Police evicted the Casablanca social center on Sept. 19, 2012. Source: ABC

In my mind, archives used to evoke images of tweed jackets and aging papers in sterile government rooms. But as I'm now engaging with archival research in a more critical way, I have more appreciation for the theoretical and methodological issues behind the creation of archives.


Imagining archives. Source: University of West Georgia

Archives are always partial and constructed. From corporate repositories to public records to personal collections, all archives are embedded in power relationships: someone always decides what is worth including and where to keep materials.


Archived poster from the 15M movement, from Madrid's Puerta del Sol. Source: Archivo15M

I'm now exploring Archivo15M, a fascinating archive-in-the-making. Five days after the plaza takeovers flowered across Spain in May 2011, the 15M Archive working group was formed in Madrid's Puerta del Sol. The group asked people for materials that "spoke about the settlement," in an attempt to document events and activities as they occurred.


Posters and messages from Madrid's Puerta del Sol 15M encampment. Source: Archivo15M

During the 25 days of the encampment in Puerta del Sol, participants in the movement donated a range of visual art, including signs, banners and placards. Meeting minutes, press clippings, drawings and proclamations were also collected and stored.


15M meeting minutes. Source: Periodismohumano


Casablanca occupied social center in Madrid, the first (and former) home of the 15M's physical archives. Source: Occutrip

When the encampment was dismantled on June 12, dozens of volunteers responded to a call to collect these materials, which went to the Casablanca occupied social center in Madrid’s Lavapiés neighborhood. Even as political organizing continued, professional and amateur archivists, librarians, photographers and designers started to conserve, restore, classify and digitize materials, saving them from destruction.


The former 15M Archives space, before eviction of the social center. Source: Archivo15M


The archives before eviction and "kidnapping." Source: Archivos15M

But the 15M Archive Project’s efforts to document this key moment in Spanish history are in jeopardy. On Sept. 19, the police, with no judicial order, illegally evicted the Casablanca occupied social center and "kidnapped" the 15M’s physical archives. Participants believe that this was a move to disrupt the organization and demobilize the call to arms of the Platform 25S Surround the Congress action happening the following week. The 15M Archive Project's website notes that the eviction order came from the Madrid government and was politically motivated, not because of the existing case about the squatted property itself.


Members of the 15M Archives Project. Source: Periodismohumano

Despite brave attempts to reoccupy the social center, it remains closed. And at the time of writing this article, no information is available on the whereabouts of the physical archives.
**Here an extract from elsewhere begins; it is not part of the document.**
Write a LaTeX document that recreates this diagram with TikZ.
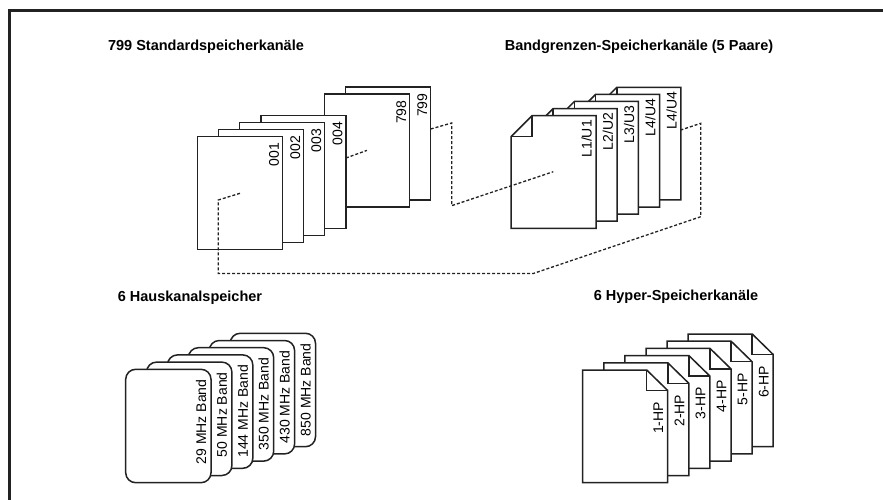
\documentclass[tikz,border=0pt]{standalone}
\usepackage{fontspec}
\setmainfont{Liberation Sans}
\usetikzlibrary{calc}
\definecolor{ink}{HTML}{222222}
\begin{document}
\begin{tikzpicture}[x=1pt,y=-1pt,
  sheet/.style={draw=ink, line width=1.5pt, fill=white, inner sep=0pt, outer sep=0pt,
                minimum width=85pt, minimum height=113pt},
  frameless/.style={inner sep=0pt, outer sep=0pt, minimum width=85pt, minimum height=112.6pt},
  outline/.style={draw=ink, line width=1.5pt, fill=white, line join=miter},
  fold/.style={draw=ink, line width=1.5pt},
  roundsheet/.style={sheet, rounded corners=10pt, minimum width=85.3pt, minimum height=113.4pt},
  plabel/.style={rotate=90, anchor=east, inner sep=0pt, font=\fontsize{14}{16}\selectfont},
  title/.style={inner sep=0pt, font=\bfseries\fontsize{14.5}{17}\selectfont},
  link/.style={draw=ink, line width=1.3pt, dash pattern=on 3pt off 2pt},
  border/.style={draw=ink, line width=3pt}
]
\fill[white] (0,0) rectangle (883,500);
\useasboundingbox (0,0) rectangle (883,500);

% outer frame (runs off the right and bottom edges)
\coordinate (fbl) at (9.5,500);
\coordinate (ftl) at (9.5,10.5);
\coordinate (ftr) at (883,10.5);
\draw[border] (fbl) -- (ftl) -- (ftr);

% headings
\node[title] (t1) at (206,47) {799 Standardspeicherkanäle};
\node[title] (t2) at (639,47) {Bandgrenzen-Speicherkanäle (5 Paare)};
\node[title] (t3) at (190,298) {6 Hauskanalspeicher};
\node[title] (t4) at (676,297) {6 Hyper-Speicherkanäle};

% standard memory channels: plain sheets, back to front
\foreach \i/\t in {7/799,6/798,3/004,2/003,1/002,0/001}{
  \node[sheet, anchor=north west] (s\i) at ({197.3+\i*21.2},{136.7-\i*7.1}) {};
  \node[plabel] (s\i l) at ($(s\i.north east)+(-8.3,6.3)$) {\t};
}

% band-edge channels: sheets with a folded top-left corner
\foreach \i/\t in {4/L4\slash U4,3/L4\slash U4,2/L3\slash U3,1/L2\slash U2,0/L1\slash U1}{
  \node[frameless, anchor=north west] (b\i) at ({511+\i*21.2},{115.7-\i*7.1}) {};
  \path[outline] ($(b\i.north west)+(0,21)$) -- ($(b\i.north west)+(21,0)$)
        -- (b\i.north east) -- (b\i.south east) -- (b\i.south west) -- cycle;
  \path[fold] ($(b\i.north west)+(0,21)$) -- ($(b\i.north west)+(21,21)$)
        -- ($(b\i.north west)+(21,0)$);
  \node[plabel] (b\i l) at ($(b\i.north east)+(-9.3,4.3)$) {\t};
}

% home channel memories: rounded cards
\foreach \i/\t in {5/850,4/430,3/350,2/144,1/50,0/29}{
  \node[roundsheet, anchor=north west] (h\i) at ({125.7+\i*20.9},{369.3-\i*7.2}) {};
  \node[plabel] (h\i l) at ($(h\i.north east)+(-10,10)$) {\t\ MHz Band};
}

% hyper memory channels: sheets with a dog-eared top-right corner
\foreach \i in {6,5,4,3,2,1}{
  \node[frameless, anchor=north west, minimum height=112.7pt] (y\i) at ({582.7+(\i-1)*21.1},{370-(\i-1)*7.2}) {};
  \path[outline] (y\i.north west) -- ($(y\i.north east)+(-21,0)$) -- ($(y\i.north east)+(0,20.5)$)
        -- (y\i.south east) -- (y\i.south west) -- cycle;
  \path[fold] ($(y\i.north east)+(-21,0)$) -- ($(y\i.north east)+(-21,20.5)$)
        -- ($(y\i.north east)+(0,20.5)$);
  \node[plabel] (y\i l) at ($(y\i.north east)+(-9.4,31.7)$) {\i-HP};
}

% dotted links between the stacks
\coordinate (a0) at ($(s0.north west)+(42.7,56.6)$);
\coordinate (a1) at ($(s0.north west)+(21,63.3)$);
\coordinate (a2) at ($(s0.north west)+(21,136.8)$);
\coordinate (a3) at ($(b0.south west)+(22.3,45.2)$);
\coordinate (a4) at ($(b4.north east)+(20,129.4)$);
\coordinate (a5) at ($(b4.north east)+(20,36)$);
\coordinate (a6) at ($(b4.north east)+(0,42.7)$);
\draw[link] (a0) -- (a1) -- (a2) -- (a3) -- (a4) -- (a5) -- (a6);

\coordinate (c0) at ($(s7.north east)+(0,42)$);
\coordinate (c1) at ($(s7.north east)+(21,36)$);
\coordinate (c2) at ($(s7.north east)+(21,118.7)$);
\coordinate (c3) at ($(b0.north west)+(42.3,56)$);
\draw[link] (c0) -- (c1) -- (c2) -- (c3);

\coordinate (d0) at ($(s3.north east)+(0,42.6)$);
\coordinate (d1) at ($(s3.north east)+(21,35)$);
\draw[link] (d0) -- (d1);
\end{tikzpicture}
\end{document}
Custodians of the archive continue work on the digital version and are demanding full recovery of the seized physical heritage:
All the stored material in the Casablanca occupied social center has one owner, and that is the people of Madrid who rebelliously camped out in the Puerta del Sol. We insist here that the issue is not about materials that have a particular use, but rather the part they play in a collective heritage; they constitute the historic memory of a 'civil society in movement.' ... Save the 15M archive!
The 15M Archive Project is self-financed and self-organized, operating in a horizontal and voluntary fashion. In all senses it forms part of the broader, continuing 15M movement: It is not only an archive of activism, but also an activist archive. Those building it seek to reformulate the very notion of what an archive is.

With hope, the "kidnapped" artifacts will be recovered and the archivists will continue documenting artifacts and memories from a critical moment in Spanish history.